— Work required —
Exact reproduction of the data is required, with images excluded.
§ §
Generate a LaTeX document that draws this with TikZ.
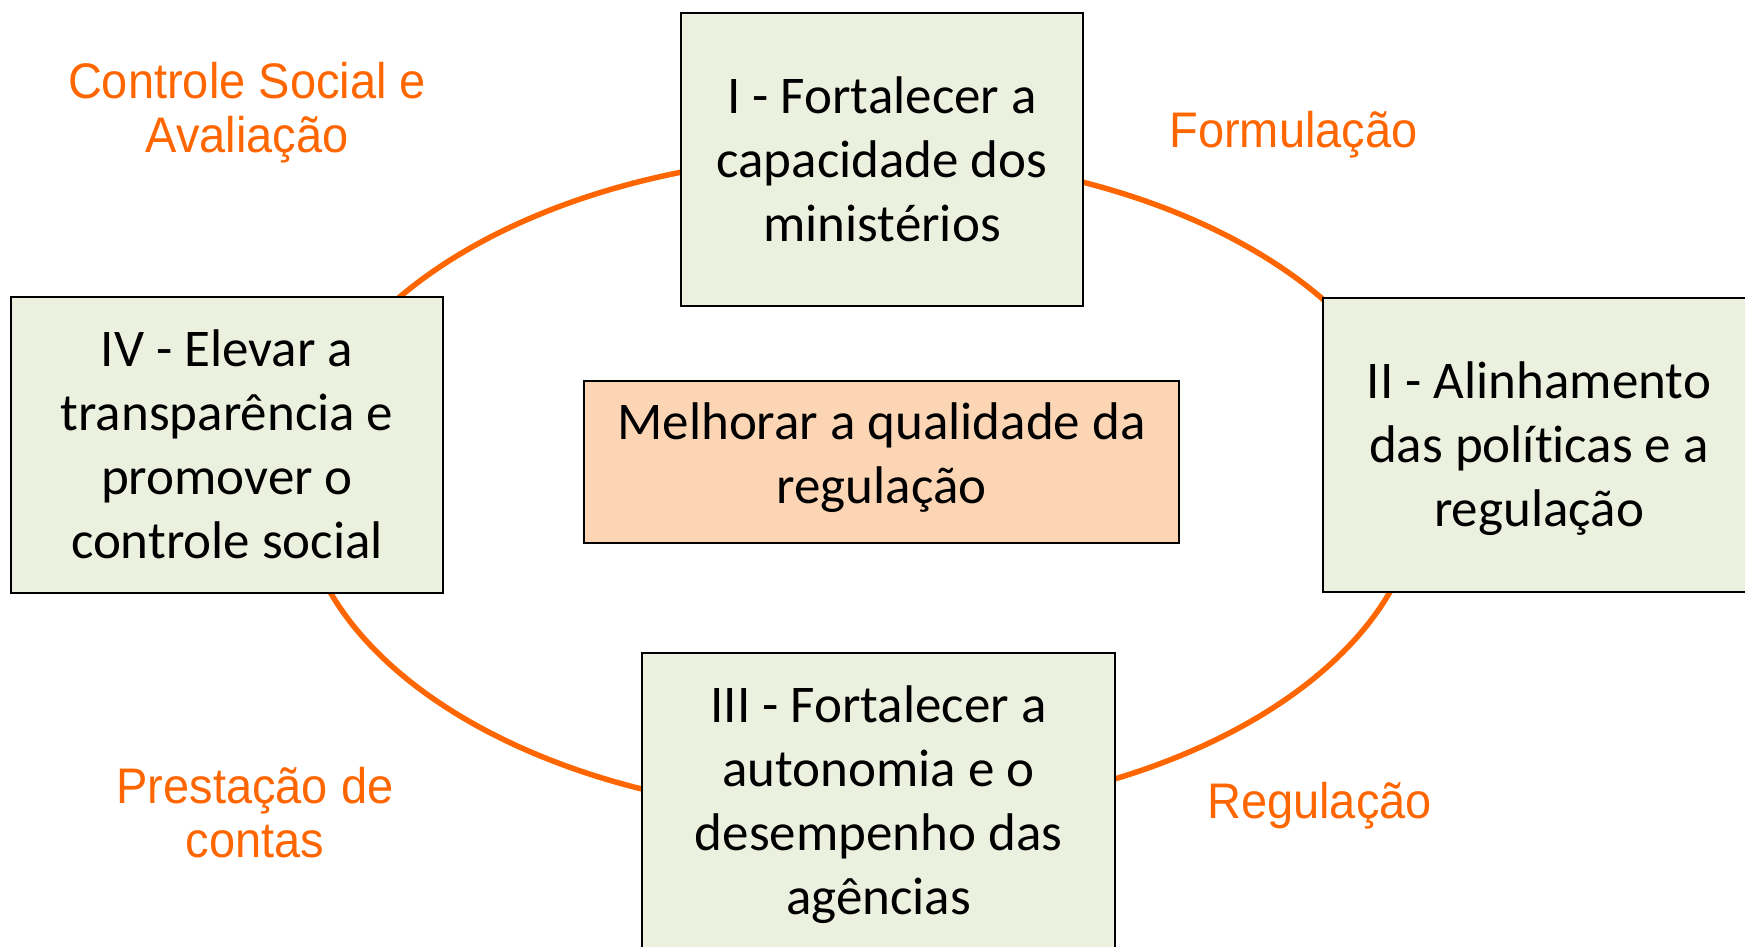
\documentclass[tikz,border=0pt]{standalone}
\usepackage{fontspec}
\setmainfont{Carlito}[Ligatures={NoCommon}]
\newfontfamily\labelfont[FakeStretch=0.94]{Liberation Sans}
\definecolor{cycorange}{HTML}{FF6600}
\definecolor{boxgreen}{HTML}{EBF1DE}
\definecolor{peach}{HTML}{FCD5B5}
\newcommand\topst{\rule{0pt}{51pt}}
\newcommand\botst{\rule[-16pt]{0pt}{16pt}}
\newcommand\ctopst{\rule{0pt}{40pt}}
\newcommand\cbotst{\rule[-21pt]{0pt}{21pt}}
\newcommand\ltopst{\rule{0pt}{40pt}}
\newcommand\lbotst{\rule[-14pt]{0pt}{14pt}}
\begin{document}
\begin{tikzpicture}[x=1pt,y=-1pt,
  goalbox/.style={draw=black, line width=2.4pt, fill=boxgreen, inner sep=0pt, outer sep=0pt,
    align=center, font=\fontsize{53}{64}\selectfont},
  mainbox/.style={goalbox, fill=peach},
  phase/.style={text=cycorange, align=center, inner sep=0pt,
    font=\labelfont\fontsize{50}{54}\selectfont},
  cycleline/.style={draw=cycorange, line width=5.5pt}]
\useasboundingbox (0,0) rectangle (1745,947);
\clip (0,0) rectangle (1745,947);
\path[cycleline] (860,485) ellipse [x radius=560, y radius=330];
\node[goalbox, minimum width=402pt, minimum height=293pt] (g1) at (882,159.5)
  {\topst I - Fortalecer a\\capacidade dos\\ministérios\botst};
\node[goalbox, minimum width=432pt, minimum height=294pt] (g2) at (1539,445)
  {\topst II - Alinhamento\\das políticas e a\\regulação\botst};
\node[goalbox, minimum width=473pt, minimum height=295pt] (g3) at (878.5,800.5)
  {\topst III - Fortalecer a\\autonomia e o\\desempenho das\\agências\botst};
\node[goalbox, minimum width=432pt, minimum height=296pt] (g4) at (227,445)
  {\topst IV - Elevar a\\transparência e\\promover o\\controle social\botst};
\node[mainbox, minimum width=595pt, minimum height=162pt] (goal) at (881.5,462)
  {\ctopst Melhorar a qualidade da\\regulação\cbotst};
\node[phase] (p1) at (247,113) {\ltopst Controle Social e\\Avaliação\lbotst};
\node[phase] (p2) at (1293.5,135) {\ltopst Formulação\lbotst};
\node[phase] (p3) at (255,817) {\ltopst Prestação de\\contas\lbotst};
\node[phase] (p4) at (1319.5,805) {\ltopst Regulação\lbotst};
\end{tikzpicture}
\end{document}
§ §
— Exercise response —
Generate a LaTeX document that draws this with TikZ.
\documentclass[tikz,border=0pt]{standalone}
\usepackage{fontspec}
\setmainfont{Carlito}[Ligatures={NoCommon}]
\newfontfamily\labelfont[FakeStretch=0.94]{Liberation Sans}
\definecolor{cycorange}{HTML}{FF6600}
\definecolor{boxgreen}{HTML}{EBF1DE}
\definecolor{peach}{HTML}{FCD5B5}
\newcommand\topst{\rule{0pt}{51pt}}
\newcommand\botst{\rule[-16pt]{0pt}{16pt}}
\newcommand\ctopst{\rule{0pt}{40pt}}
\newcommand\cbotst{\rule[-21pt]{0pt}{21pt}}
\newcommand\ltopst{\rule{0pt}{40pt}}
\newcommand\lbotst{\rule[-14pt]{0pt}{14pt}}
\begin{document}
\begin{tikzpicture}[x=1pt,y=-1pt,
  goalbox/.style={draw=black, line width=2.4pt, fill=boxgreen, inner sep=0pt, outer sep=0pt,
    align=center, font=\fontsize{53}{64}\selectfont},
  mainbox/.style={goalbox, fill=peach},
  phase/.style={text=cycorange, align=center, inner sep=0pt,
    font=\labelfont\fontsize{50}{54}\selectfont},
  cycleline/.style={draw=cycorange, line width=5.5pt}]
\useasboundingbox (0,0) rectangle (1745,947);
\clip (0,0) rectangle (1745,947);
\path[cycleline] (860,485) ellipse [x radius=560, y radius=330];
\node[goalbox, minimum width=402pt, minimum height=293pt] (g1) at (882,159.5)
  {\topst I - Fortalecer a\\capacidade dos\\ministérios\botst};
\node[goalbox, minimum width=432pt, minimum height=294pt] (g2) at (1539,445)
  {\topst II - Alinhamento\\das políticas e a\\regulação\botst};
\node[goalbox, minimum width=473pt, minimum height=295pt] (g3) at (878.5,800.5)
  {\topst III - Fortalecer a\\autonomia e o\\desempenho das\\agências\botst};
\node[goalbox, minimum width=432pt, minimum height=296pt] (g4) at (227,445)
  {\topst IV - Elevar a\\transparência e\\promover o\\controle social\botst};
\node[mainbox, minimum width=595pt, minimum height=162pt] (goal) at (881.5,462)
  {\ctopst Melhorar a qualidade da\\regulação\cbotst};
\node[phase] (p1) at (247,113) {\ltopst Controle Social e\\Avaliação\lbotst};
\node[phase] (p2) at (1293.5,135) {\ltopst Formulação\lbotst};
\node[phase] (p3) at (255,817) {\ltopst Prestação de\\contas\lbotst};
\node[phase] (p4) at (1319.5,805) {\ltopst Regulação\lbotst};
\end{tikzpicture}
\end{document}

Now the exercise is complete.